I have written here before about how ministers leak to sympathetic journalists the gist of official reports to get favourable coverage. The report on city academies, commissioned from PricewaterhouseCoopers (PwC), provided a classic example. "Academies reverse years of failure in city schools," announced The Times front-page lead on 15 June, in advance of official publication. "City academies are raising standards and proving their critics wrong," declared the heading over an editorial inside.
Neither headline could be justified from a reading of the full report or even from the Times's own news report, carefully written by its education editor after a briefing from Jacqui Smith, the school standards minister.
Of the three schools that opened in 2002, two did well at GCSE, one badly.
One excluded more pupils than its predecessor schools, one fewer, one roughly the same number. Bullying, PwC reported, is "a not insignificant problem". The Independent, after the official publication, translated this as "Bullying is rife in city academies". This headline was no more justified than the one that clever Ms Smith had prompted in The Times. But serve her right, I say.
Her little bit of leaking - and ministers' obvious anxiety to milk the qualified positives in the PwC report for all they were worth - was no doubt prompted by the stream of negative publicity for city academies.
Unity academy in Middlesbrough was failed by Ofsted. Just a day before the Times report, The Guardian revealed that a private sponsor for two new academies in Milton Keynes had withdrawn in the face of opposition from parents and teachers. Several other plans for academies have run into similar local hostility.
Ministers press on regardless. The arguments against city academies, particularly the effects on neighbouring schools, are well rehearsed, and I agree with them. Yet I think I can see what ministers are trying to achieve. Some schools get a bad reputation which is impossible to shake off. Even a new head and a new name - the most common solutions - don't work. Teachers become demoralised, and because few parents freely choose such schools, they tend to be full of disgruntled conscripts. The only solution is a new brand, a new building and new management. These are not foolproof answers, but they are better than nothing. They give schools the chance of a fresh start, free from prejudices about "the old secondary modern" or "the council-estate school".

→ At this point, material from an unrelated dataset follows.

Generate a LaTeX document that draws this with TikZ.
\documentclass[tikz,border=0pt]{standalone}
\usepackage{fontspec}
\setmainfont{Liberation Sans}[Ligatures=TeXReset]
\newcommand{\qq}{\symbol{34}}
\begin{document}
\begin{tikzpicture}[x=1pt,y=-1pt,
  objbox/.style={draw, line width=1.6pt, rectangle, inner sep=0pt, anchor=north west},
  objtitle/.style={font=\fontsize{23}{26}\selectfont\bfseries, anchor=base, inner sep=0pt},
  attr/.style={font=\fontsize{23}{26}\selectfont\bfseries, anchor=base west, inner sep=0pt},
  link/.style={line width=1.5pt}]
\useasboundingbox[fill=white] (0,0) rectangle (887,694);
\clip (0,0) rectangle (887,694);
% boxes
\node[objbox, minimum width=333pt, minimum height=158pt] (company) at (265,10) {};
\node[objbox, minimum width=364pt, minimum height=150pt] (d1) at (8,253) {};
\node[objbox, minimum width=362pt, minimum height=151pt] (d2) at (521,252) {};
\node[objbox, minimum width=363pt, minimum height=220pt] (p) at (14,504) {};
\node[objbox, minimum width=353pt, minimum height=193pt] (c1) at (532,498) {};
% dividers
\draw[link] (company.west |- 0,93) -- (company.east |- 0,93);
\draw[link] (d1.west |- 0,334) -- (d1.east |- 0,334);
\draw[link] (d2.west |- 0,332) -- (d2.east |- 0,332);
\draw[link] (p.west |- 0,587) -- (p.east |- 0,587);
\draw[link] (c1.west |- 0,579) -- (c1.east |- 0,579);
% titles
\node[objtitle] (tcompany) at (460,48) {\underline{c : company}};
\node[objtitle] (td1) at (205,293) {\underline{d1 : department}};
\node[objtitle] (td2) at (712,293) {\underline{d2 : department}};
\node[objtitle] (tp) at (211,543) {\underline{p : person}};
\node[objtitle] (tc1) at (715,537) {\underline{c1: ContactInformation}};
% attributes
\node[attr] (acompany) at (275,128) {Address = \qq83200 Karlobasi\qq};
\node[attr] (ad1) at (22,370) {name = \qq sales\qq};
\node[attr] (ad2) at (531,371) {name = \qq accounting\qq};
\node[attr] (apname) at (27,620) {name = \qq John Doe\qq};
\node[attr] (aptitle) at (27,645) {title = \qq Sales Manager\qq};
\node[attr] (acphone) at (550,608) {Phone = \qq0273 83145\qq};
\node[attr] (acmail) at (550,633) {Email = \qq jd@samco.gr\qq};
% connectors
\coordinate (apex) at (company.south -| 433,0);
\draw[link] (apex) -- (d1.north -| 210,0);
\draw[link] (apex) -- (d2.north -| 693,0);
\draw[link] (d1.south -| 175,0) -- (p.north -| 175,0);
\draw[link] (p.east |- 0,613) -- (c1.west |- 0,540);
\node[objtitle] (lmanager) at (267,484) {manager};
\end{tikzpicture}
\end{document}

The PwC report considered the private sponsors' "input" into teaching and learning at the academies. This is waffle. The sponsor's role is to give the school a brand. The latest to be associated with a city academy somewhere "in the Home Counties" is Marlborough college. A selective, fee-charging school with two trout lakes has no "expertise" to offer an inner-city state comprehensive. It has never dealt with reluctant learners of below-average ability and the fee-charging sector's record of dealing with problems common to both sectors - bullying and drugs, for example - does not inspire confidence. But imagine how the name would impress parents. The middle classes in particular would contrive to give the impression that their children went to school with Princess Eugenie (a Marlborough pupil) rather as they say their children are "at Oxford" when they attend a crammer in that city.

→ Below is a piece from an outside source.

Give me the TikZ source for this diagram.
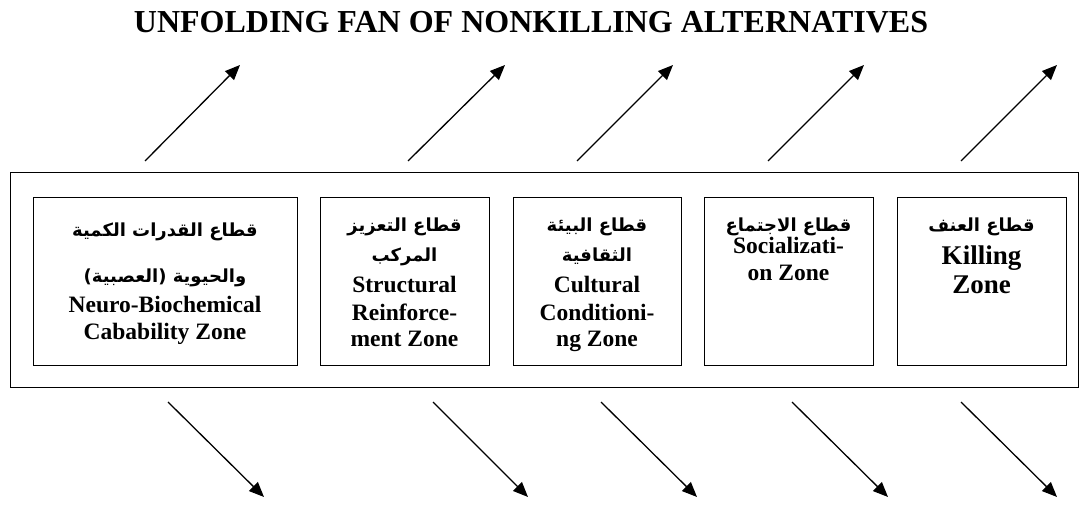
\documentclass[tikz,border=0pt]{standalone}
\usepackage{fontspec}
\setmainfont{Liberation Serif}
\newfontfamily\arabicfont[Script=Arabic]{DejaVu Sans}
\TeXXeTstate=1
\usetikzlibrary{arrows.meta}
\newcommand{\ar}[1]{{\arabicfont\bfseries\beginR #1\endR}}
\begin{document}
\begin{tikzpicture}[x=1pt,y=-1pt,
  zone/.style={draw,line width=1.4pt,anchor=north west,inner sep=0pt},
  entext/.style={anchor=base,inner sep=0pt,font=\bfseries\fontsize{23.5}{27}\selectfont},
  bigen/.style={anchor=base,inner sep=0pt,font=\bfseries\fontsize{27}{30}\selectfont},
  artext/.style={anchor=base,inner sep=0pt,font=\fontsize{18}{22}\selectfont},
  fan/.style={line width=1.3pt,-{Triangle[length=15pt,width=12.5pt]}}]
\useasboundingbox (0,0) rectangle (1088,505);
% title
\node[anchor=base,inner sep=0pt,font=\bfseries\fontsize{32}{36}\selectfont] (title) at (531,33) {UNFOLDING FAN OF NONKILLING ALTERNATIVES};
% outer frame
\node[zone,minimum width=1068pt,minimum height=215pt] (outer) at (10,172) {};
% zone boxes
\node[zone,minimum width=264pt,minimum height=168pt] (b1) at (33,197) {};
\node[zone,minimum width=169pt,minimum height=168pt] (b2) at (320,197) {};
\node[zone,minimum width=168pt,minimum height=168pt] (b3) at (513,197) {};
\node[zone,minimum width=169pt,minimum height=168pt] (b4) at (704,197) {};
\node[zone,minimum width=169pt,minimum height=168pt] (b5) at (897,197) {};
% box 1 text
\node[artext] (t1a) at (165,237) {\ar{قطاع القدرات الكمية}};
\node[artext] (t1b) at (165,283) {\ar{والحيوية (العصبية)}};
\node[entext] (t1c) at (165,313) {Neuro-Biochemical};
\node[entext] (t1d) at (165,340) {Cabability Zone};
% box 2 text
\node[artext] (t2a) at (404.5,232) {\ar{قطاع التعزيز}};
\node[artext] (t2b) at (404.5,262) {\ar{المركب}};
\node[entext] (t2c) at (404.5,293) {Structural};
\node[entext] (t2d) at (404.5,320) {Reinforce-};
\node[entext] (t2e) at (404.5,347) {ment Zone};
% box 3 text
\node[artext] (t3a) at (597,232) {\ar{قطاع البيئة}};
\node[artext] (t3b) at (597,262) {\ar{الثقافية}};
\node[entext] (t3c) at (597,293) {Cultural};
\node[entext] (t3d) at (597,320) {Conditioni-};
\node[entext] (t3e) at (597,347) {ng Zone};
% box 4 text
\node[artext] (t4a) at (788.5,232) {\ar{قطاع الاجتماع}};
\node[entext] (t4b) at (788.5,254) {Socializati-};
\node[entext] (t4c) at (788.5,281) {on Zone};
% box 5 text
\node[artext] (t5a) at (981.5,232) {\ar{قطاع العنف}};
\node[bigen] (t5b) at (981.5,265) {Killing};
\node[bigen] (t5c) at (981.5,294) {Zone};
% upward arrows
\coordinate (u1s) at (145,161); \coordinate (u1e) at (240,65);
\coordinate (u2s) at (408,161); \coordinate (u2e) at (505,65);
\coordinate (u3s) at (577,161); \coordinate (u3e) at (673,65);
\coordinate (u4s) at (768,161); \coordinate (u4e) at (864,65);
\coordinate (u5s) at (961,161); \coordinate (u5e) at (1057,65);
\foreach \i in {1,...,5} \draw[fan] (u\i s) -- (u\i e);
% downward arrows
\coordinate (d1s) at (168,402); \coordinate (d1e) at (264,497);
\coordinate (d2s) at (433,402); \coordinate (d2e) at (528,497);
\coordinate (d3s) at (601,402); \coordinate (d3e) at (697,497);
\coordinate (d4s) at (792,402); \coordinate (d4e) at (888,497);
\coordinate (d5s) at (961,402); \coordinate (d5e) at (1057,497);
\foreach \i in {1,...,5} \draw[fan] (d\i s) -- (d\i e);
\end{tikzpicture}
\end{document}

Ministers shouldn't think any of this will make them popular. The British do not like the idea of privatisation. They can just about remember that it gave them a better telephone service, but they are hard put to think of any benefits since then. They associate it with trains running late, with dirty hospitals and with not knowing the number for directory inquiries.
City academies may be heavily over-subscribed by parents - newly branded schools in new buildings usually are for a time - but that does not mean the idea of creating them is popular. If they want kudos, ministers will have to continue relying on the kindliness of Times headline-writers.